Wem gehört Bosnien ? Die Nationalitätenpolitik der Kommunisten in Bosnien und Herzegowina, 1943-1974
Après une licence en science politique avec certificat d’histoire à l’Université de Lausanne en 2007, Sevan Pearson entreprend des études est-européennes à la Ludwig-Maximilians-Universität de Munich (histoire est-européenne, science politique, langues slaves) et obtient son master en 2009. Il poursuit sa formation avec un doctorat en cotutelle entre les deux universités susmentionnées auprès des Prof. Thomas David (IEPHI) et de la Prof. Dr. Marie-Janine Calic. Sa recherche est consacrée à la politique des nationalités des communistes en Bosnie et Herzégovine entre 1943 et 1974. De 2012 à 2015, il est collaborateur scientifique au Collegium Carolinum à Munich.
Lorsque les communistes prennent le pouvoir en Yougoslavie durant la Seconde Guerre mondiale, ils se trouvent confrontés à une question vieille d’un siècle : « A qui est la Bosnie ? ». Sur ce territoire vivent trois communautés enchevêtrées dont aucune n’atteint la majorité absolue : les Serbes, les Croates et les musulmans, des Slaves islamisés par les Ottomans à la fin du Moyen-Age et ayant développé une identité propre. Depuis l’émergence des mouvements nationaux dans les Balkans au 19e siècle, Serbes et Croates s’entre-déchirent au sujet de la Bosnie et Herzégovine et visent la majorité absolue en pressant les musulmans de les rallier. Ce conflit atteint son apogée durant la Seconde Guerre mondiale, lorsque des extrémistes serbes et croates s’adonnent à des massacres dans le but de modifier la structure ethnique complexe à leur avantage et de répondre ainsi à la question « A qui est la Bosnie ? ». Lorsque le Parti communiste yougoslave établit les bases d’une fédération yougoslave dès 1943, la résolution du conflit serbo-croate s’avère centrale afin d’assurer la stabilité du nouvel Etat multinational. La solution adoptée est un compromis : la Bosnie et Herzégovine sera une république à part entière, bien que dépourvue d’une nation titulaire (ce qui est le critère pour qu’un territoire obtienne le statut de république), mais les musulmans devront opter pour une identité nationale serbe ou croate et ne sont pas reconnus comme une nation, contrairement à leurs aspirations. Ce compromis originel, adopté dans un contexte de forte domination des cadres communistes serbes en Bosnie et Herzégovine, est cependant mis à mal par des évolutions politiques majeures.

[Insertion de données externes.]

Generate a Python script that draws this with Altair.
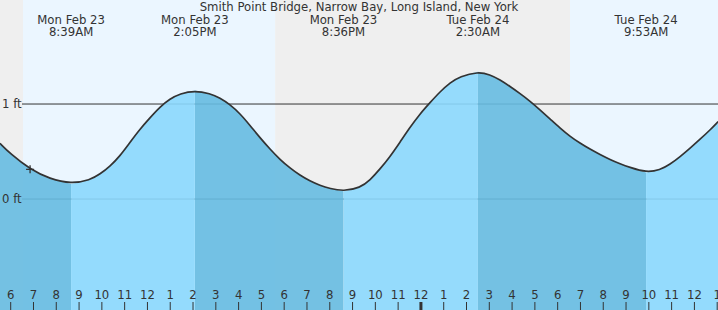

Ainsi, la question nationale, considérée comme résolue en 1945 par les communistes, ressurgit dès la fin des années 1950. En Bosnie et Herzégovine, le refus réitéré des musulmans de se déclarer comme Serbes ou Croates lors des recensements de 1948 et de 1953 ainsi que la faible intégration des Croates dans les institutions politiques ravivent les débats quant à la question nationale. Ces discussions coïncident avec l’arrivée progressive de nouvelles élites qui placent au cœur de leurs préoccupations le maintien d’une harmonie interethnique. Les autorités de Bosnie et Herzégovine s’attèlent donc à assurer une égalité en droits des trois communautés, afin qu’aucune ne se sente discriminée. Mais cette équation fragile suppose une émancipation vis-à-vis des républiques voisines de Croatie et de Serbie, afin que celles-ci cessent de s’immiscer dans les affaires de la Bosnie et Herzégovine et d’en déstabiliser l’équilibre interne.
Les élites locales adoptent ainsi plusieurs mesures, dont la reconnaissance progressive des Musulmans comme une nation à part entière dans les années 1960. L’affirmation du caractère trinational de la Bosnie et Herzégovine vise dans un premier temps à se libérer du contentieux serbo-croate et à répondre définitivement à la question « A qui est la Bosnie ? ». Cependant, la politique des nationalités devient progressivement un outil central de la politique cherchant à renforcer la position et l’autonomie de la Bosnie et Herzégovine au sein de la Fédération yougoslave.